Melissa sees some support coming to women wildlife photographers as she shares.

“More magazine editors are consciously hiring women,” says photographer and filmmaker Morgan Heim.” But Heim also knows of only three women “to be assigned a wildlife story in National Geographic, at least as a solo photographer.”
With the past three covers of Audubon Magazine being photographed by women, as shared in the article by The Audubon National Society’s photography director Sabine Meyer, she feels “progress is being made…But we still fall short of real equity.”

“Cultural change is slow,” Melissa concludes, “happening over generations. But it is happening.
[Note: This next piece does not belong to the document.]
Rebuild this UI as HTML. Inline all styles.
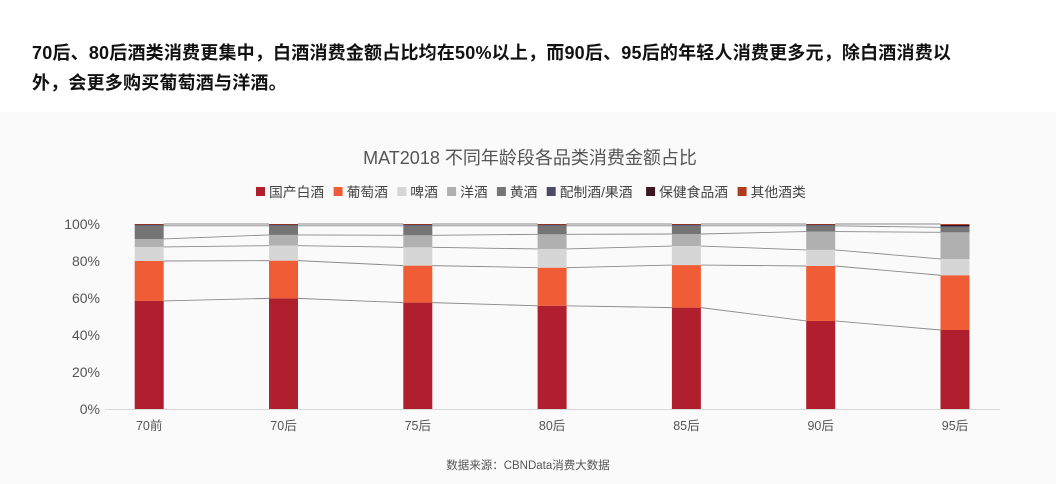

The world is waking up to the idea that women are just as capable in the arena of wildlife photography as men, and that their voices and visions are uniquely qualified.”

“I see a lot of women bringing a tenderness and intimacy to their subjects,” adds Morgan. “They don’t shrink away from hard emotional scenes, and they find it even in the most ‘mundane’ of creatures. Women have a great power to remind us that the most ordinary things still shine with the extraordinary.”

This reporter knows a wildlife photographer who does just that – my daughter Melissa Groo.